REVIEW: ‘Batman/Fortnite: Zero Point,’ Issue #2

Reading Time: 3 minutes

Batman/Fortnite Zero Point #2 - But Why Tho?

Batman/Fortnite: Zero Point #2 is published by DC Comics, concept and story consultation by Donald Mustard, written by Christos Gage, art by Reilly Brown, inks by Nelson Faro DeCastro, colors by John Kalisz, and letters by Andworld. Finding himself trapped on an island filled with hostile combatants, surrounded by a mysterious storm, and bereft of his memories, Batman struggles to piece together the mystery surrounding him.

Presenting a comic’s story through nothing but an internal monologue cannot be easy on a writer. Trying to keep the information flowing smoothly in a way that maintains interest without any back and forth between characters has to present a unique challenge. When the character is constantly having their memories taken from them, I can’t begin to imagine working around an additional wrench in the works. Having said that, I feel compelled to tip my hat to writer Gage. This is the setup he was confronted with. And while I can’t say the writer manages to master the difficult situation, the result is better than I would’ve expected it to be.

As you have probably surmised, Batman is our unfortunate amnesiac who spends Batman/Fortnite: Zero Point #2  struggling to find a way off the island where the constantly renewing battle takes place. His only initial aids are the clues he’s left for himself. As the issue progresses, Batman, along with help from an ally he discovers and convinces to aid him, manages to slowly piece together a working theory on how this bizarre island works and how they might escape it.

Writer Gage does an admirable job of delivering Batman in this permanent state of semi-confusion. As long as one ignores how Batman keeps catching up on his previous theories about the island while only having 22 minutes to work with and still make more progress, the story delivers the Caped Crusader in his full detective mode well.

Gage even manages to work in some emotional beats into Batman/Fortnite: Zero Point #2 as some of the experiments go awry or are interrupted by random encounters with the other inhabitants of the island. These moments lend a bit more humanity to what is otherwise a rather analytical story.
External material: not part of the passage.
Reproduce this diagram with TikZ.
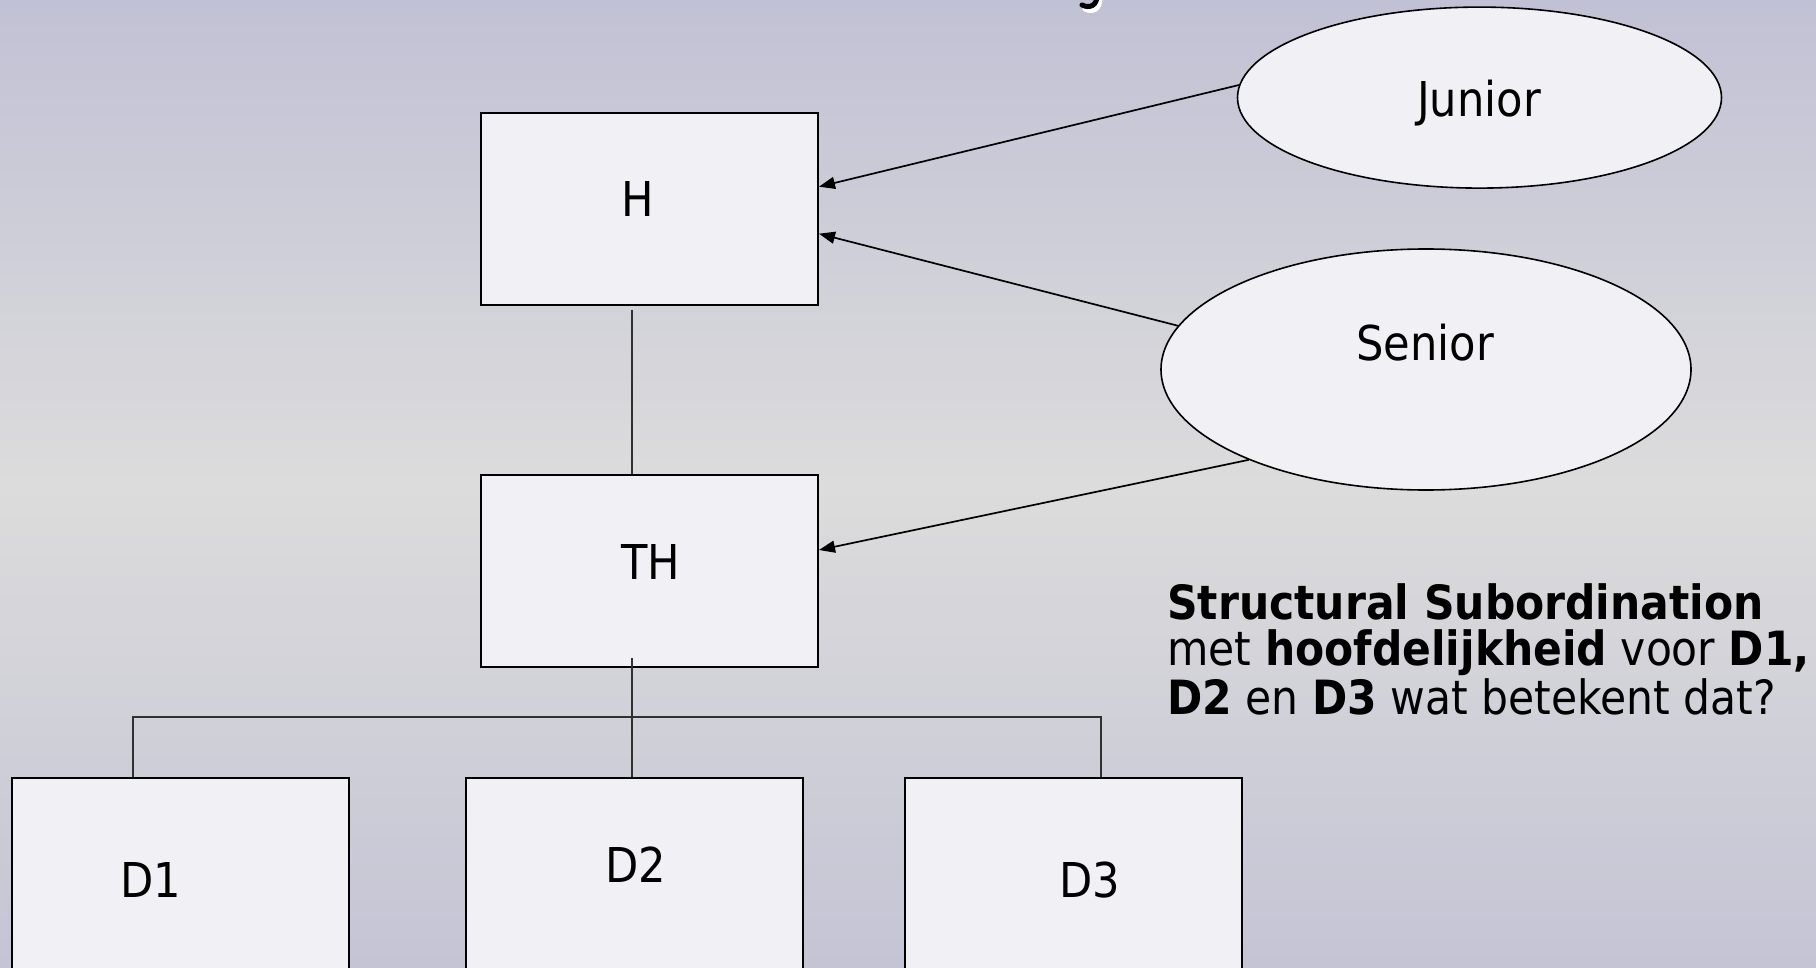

The art does a good job of capturing both the physical and mental states of its protagonist. Artist Brown does a good job of showing Batman’s emotions when they are either for himself or those around him. Since speech is prohibited, there are numerous points where Batman’s expression is a bit too on the nose for most comics. But, given that his face is the quickest way for him to express himself, it makes sense that his expressions in these moments would be a bit exaggerated to convey his sentiments clearly to those around him.

Perhaps the best element of Batman/Fortnite: Zero Point #2 is the vibrant colorwork by Kalisz. The colors in this book do a great job of bringing the energy and bizarre nature of this situation to the forefront of every panel. With some sharp palette shifts between scenes, this book’s presentation continues to feel fresh throughout its story.

Rounding out the presentation of the book is Andworld’s letters. The lettering here stays out of the art’s way while also allowing the reader to follow along with Batman’s many musings easily.

While I feel this story continues to be hampered by its setup and concept restraints, I have to acknowledge that this issue did a much better job working its concept into a cohesive tale than I would’ve expected. While still not great, it’s getting better.

Batman/Fortnite: Zero Point #2 is available now wherever comics are sold.

Batman/Fortnite: Zero Point #2
3.5

TL;DR

While I feel this story continues to be hampered by its setup and concept restraints, I have to acknowledge that this issue did a much better job working its concept into a cohesive tale than I would’ve expected. While still not great, it’s getting better.